Exclude images, then output the remaining data verbatim.

===== Information provided =====

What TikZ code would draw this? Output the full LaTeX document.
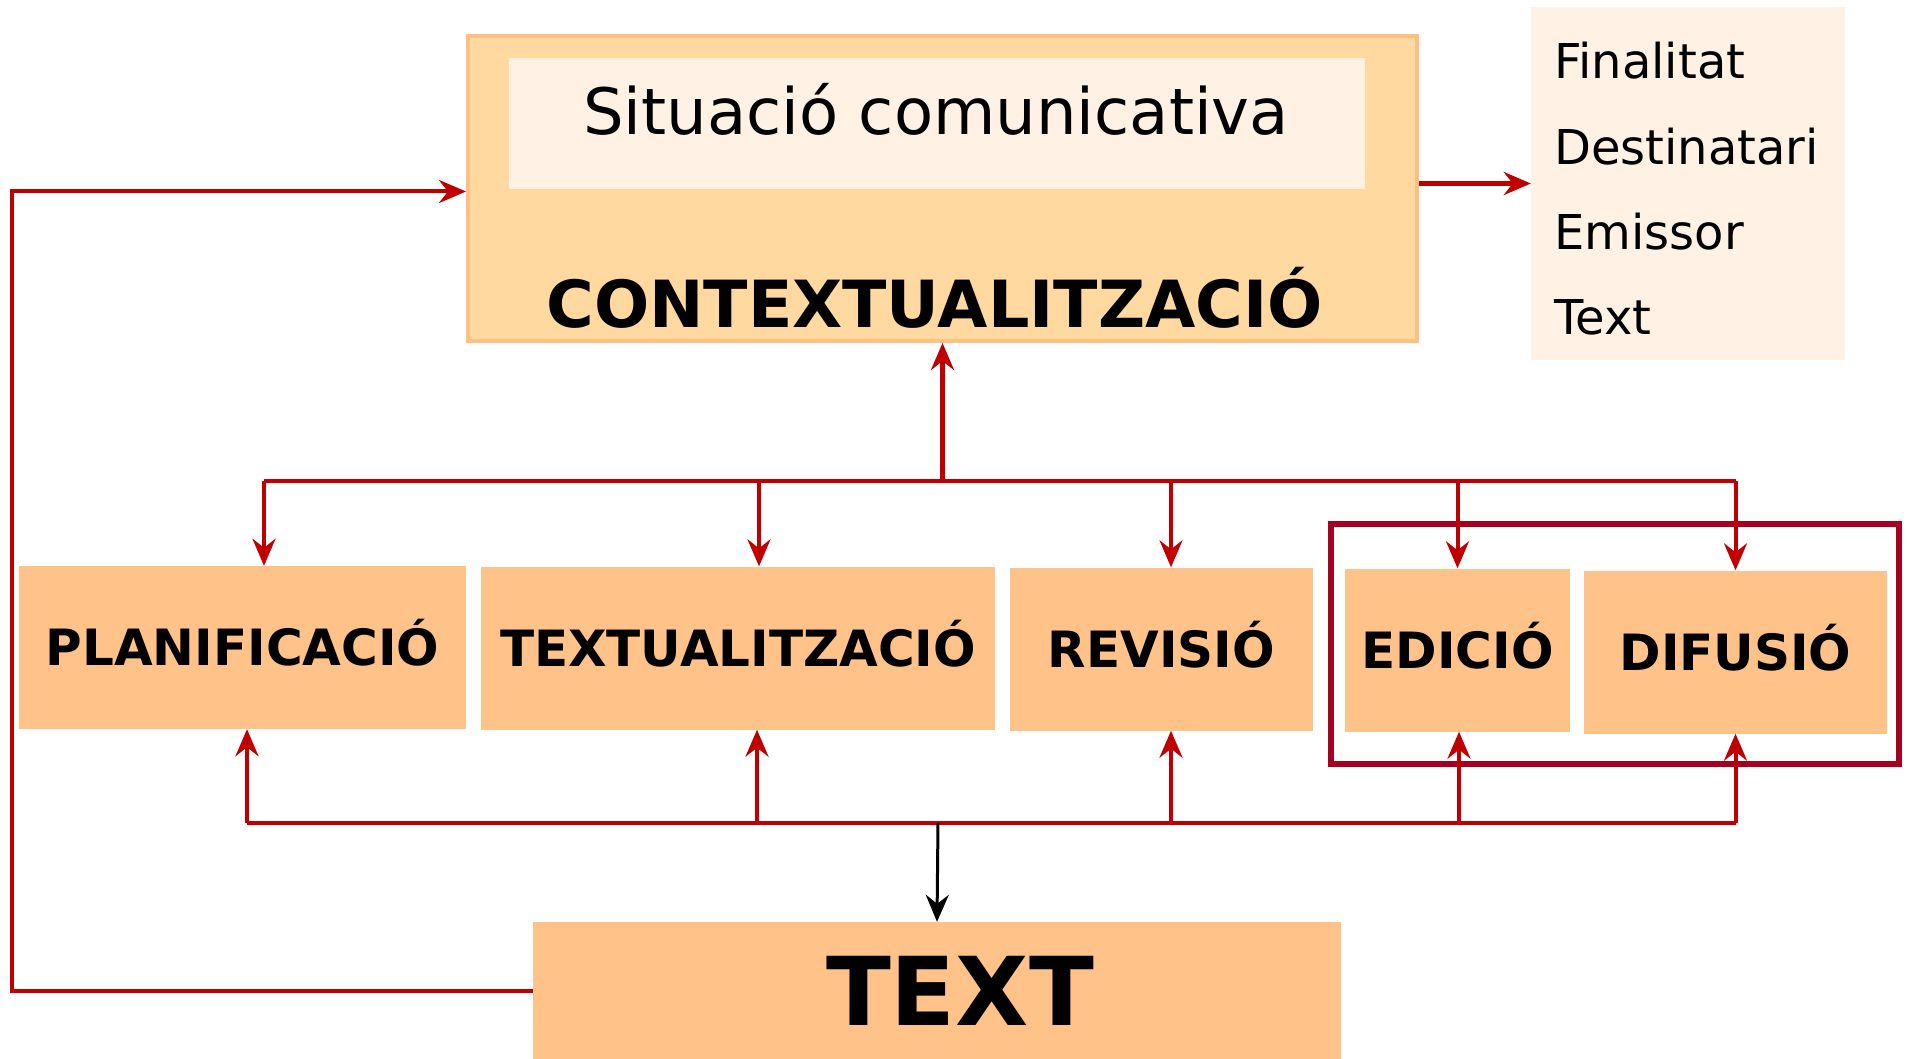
\documentclass[tikz,border=0pt]{standalone}
\usepackage{fontspec}
\setmainfont{DejaVu Sans}
\usetikzlibrary{arrows.meta}
\definecolor{ctxfill}{RGB}{255,217,160}
\definecolor{ctxborder}{RGB}{252,192,128}
\definecolor{innerfill}{RGB}{255,242,228}
\definecolor{boxfill}{RGB}{255,195,138}
\definecolor{flowred}{RGB}{192,0,0}
\definecolor{framered}{RGB}{165,0,33}
\begin{document}
\begin{tikzpicture}[x=1pt, y=-1pt]
    \tikzstyle{phase}=[fill=boxfill, minimum height=163pt, inner sep=0pt, text height=36pt, text depth=0pt, font=\fontsize{50}{60}\selectfont\bfseries]
    \tikzstyle{flow}=[draw=flowred, line width=4pt, -{Stealth[length=27pt,width=23pt,inset=9pt]}]
    \tikzstyle{bus}=[draw=flowred, line width=4pt]
    \useasboundingbox (0,0) rectangle (1908,1059);
    % context block
    \node[draw=ctxborder, line width=4pt, fill=ctxfill, minimum width=949pt, minimum height=305pt] (ctx) at (942.5,188.5) {};
    \node[fill=innerfill, minimum width=856pt, minimum height=131pt] (sit) at (937,123.5) {};
    \node[font=\fontsize{64}{77}\selectfont] (sitlabel) at (936,109.5) {Situació comunicativa};
    \node[font=\fontsize{65}{78}\selectfont\bfseries] (ctxlabel) at (934.5,297.5) {CONTEXTUALITZACIÓ};
    \node[fill=innerfill, minimum width=314pt, minimum height=353pt] (info) at (1688,183.5) {};
    \foreach \word [count=\i] in {Finalitat, Destinatari, Emissor, Text}
      \node[anchor=base west, inner sep=0pt, font=\fontsize{48}{58}\selectfont] (item\i) at (1554,{79+85.2*(\i-1)}) {\word};
    % phases
    \node[draw=framered, line width=6pt, minimum width=568pt, minimum height=240pt] (group) at (1615,644) {};
    \node[phase, minimum width=447pt] (plan) at (242.5,647.5) {PLANIFICACIÓ};
    \node[phase, minimum width=514pt] (textu) at (738,648) {TEXTUALITZACIÓ};
    \node[phase, minimum width=303pt] (rev) at (1161.5,649) {REVISIÓ};
    \node[phase, minimum width=225pt] (edi) at (1457.5,650) {EDICIÓ};
    \node[phase, minimum width=303pt] (dif) at (1735.5,652) {DIFUSIÓ};
    \node[fill=boxfill, minimum width=808pt, minimum height=138pt, inner sep=0pt, text height=69pt, text depth=0pt, font=\fontsize{95}{114}\selectfont\bfseries] (txt) at (937,991) {\hspace*{46pt}TEXT};
    % connectors
    \coordinate (topbus) at (942.5,481);
    \coordinate (botbus) at (938,823);
    \coordinate (loopx) at (12,600);
    \draw[flow, line width=5pt] (topbus) -- (ctx.south);
    \draw[bus] ([xshift=21.5pt]plan.north |- topbus) -- (dif.north |- topbus);
    \foreach \n/\dx in {plan/21.5, textu/21, rev/9.5, edi/0, dif/0}
      \draw[flow] ([xshift=\dx pt]\n.north |- topbus) -- ([xshift=\dx pt]\n.north);
    \draw[bus] ([xshift=4.5pt]plan.south |- botbus) -- (dif.south |- botbus);
    \foreach \n/\dx in {plan/4.5, textu/19, rev/9.5, edi/1.5, dif/0}
      \draw[flow] ([xshift=\dx pt]\n.south |- botbus) -- ([xshift=\dx pt]\n.south);
    \draw[flow, draw=black, line width=3pt] (botbus) -- (txt.north);
    \draw[flow] (txt.west) -- (txt.west -| loopx) |- ([yshift=-3pt]ctx.west);
    \draw[flow, line width=5pt] (ctx.east |- info.west) -- (info.west);
\end{tikzpicture}
\end{document}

=====

■ **Solution to this task**
What TikZ code would draw this? Output the full LaTeX document.
\documentclass[tikz,border=0pt]{standalone}
\usepackage{fontspec}
\setmainfont{DejaVu Sans}
\usetikzlibrary{arrows.meta}
\definecolor{ctxfill}{RGB}{255,217,160}
\definecolor{ctxborder}{RGB}{252,192,128}
\definecolor{innerfill}{RGB}{255,242,228}
\definecolor{boxfill}{RGB}{255,195,138}
\definecolor{flowred}{RGB}{192,0,0}
\definecolor{framered}{RGB}{165,0,33}
\begin{document}
\begin{tikzpicture}[x=1pt, y=-1pt]
    \tikzstyle{phase}=[fill=boxfill, minimum height=163pt, inner sep=0pt, text height=36pt, text depth=0pt, font=\fontsize{50}{60}\selectfont\bfseries]
    \tikzstyle{flow}=[draw=flowred, line width=4pt, -{Stealth[length=27pt,width=23pt,inset=9pt]}]
    \tikzstyle{bus}=[draw=flowred, line width=4pt]
    \useasboundingbox (0,0) rectangle (1908,1059);
    % context block
    \node[draw=ctxborder, line width=4pt, fill=ctxfill, minimum width=949pt, minimum height=305pt] (ctx) at (942.5,188.5) {};
    \node[fill=innerfill, minimum width=856pt, minimum height=131pt] (sit) at (937,123.5) {};
    \node[font=\fontsize{64}{77}\selectfont] (sitlabel) at (936,109.5) {Situació comunicativa};
    \node[font=\fontsize{65}{78}\selectfont\bfseries] (ctxlabel) at (934.5,297.5) {CONTEXTUALITZACIÓ};
    \node[fill=innerfill, minimum width=314pt, minimum height=353pt] (info) at (1688,183.5) {};
    \foreach \word [count=\i] in {Finalitat, Destinatari, Emissor, Text}
      \node[anchor=base west, inner sep=0pt, font=\fontsize{48}{58}\selectfont] (item\i) at (1554,{79+85.2*(\i-1)}) {\word};
    % phases
    \node[draw=framered, line width=6pt, minimum width=568pt, minimum height=240pt] (group) at (1615,644) {};
    \node[phase, minimum width=447pt] (plan) at (242.5,647.5) {PLANIFICACIÓ};
    \node[phase, minimum width=514pt] (textu) at (738,648) {TEXTUALITZACIÓ};
    \node[phase, minimum width=303pt] (rev) at (1161.5,649) {REVISIÓ};
    \node[phase, minimum width=225pt] (edi) at (1457.5,650) {EDICIÓ};
    \node[phase, minimum width=303pt] (dif) at (1735.5,652) {DIFUSIÓ};
    \node[fill=boxfill, minimum width=808pt, minimum height=138pt, inner sep=0pt, text height=69pt, text depth=0pt, font=\fontsize{95}{114}\selectfont\bfseries] (txt) at (937,991) {\hspace*{46pt}TEXT};
    % connectors
    \coordinate (topbus) at (942.5,481);
    \coordinate (botbus) at (938,823);
    \coordinate (loopx) at (12,600);
    \draw[flow, line width=5pt] (topbus) -- (ctx.south);
    \draw[bus] ([xshift=21.5pt]plan.north |- topbus) -- (dif.north |- topbus);
    \foreach \n/\dx in {plan/21.5, textu/21, rev/9.5, edi/0, dif/0}
      \draw[flow] ([xshift=\dx pt]\n.north |- topbus) -- ([xshift=\dx pt]\n.north);
    \draw[bus] ([xshift=4.5pt]plan.south |- botbus) -- (dif.south |- botbus);
    \foreach \n/\dx in {plan/4.5, textu/19, rev/9.5, edi/1.5, dif/0}
      \draw[flow] ([xshift=\dx pt]\n.south |- botbus) -- ([xshift=\dx pt]\n.south);
    \draw[flow, draw=black, line width=3pt] (botbus) -- (txt.north);
    \draw[flow] (txt.west) -- (txt.west -| loopx) |- ([yshift=-3pt]ctx.west);
    \draw[flow, line width=5pt] (ctx.east |- info.west) -- (info.west);
\end{tikzpicture}
\end{document}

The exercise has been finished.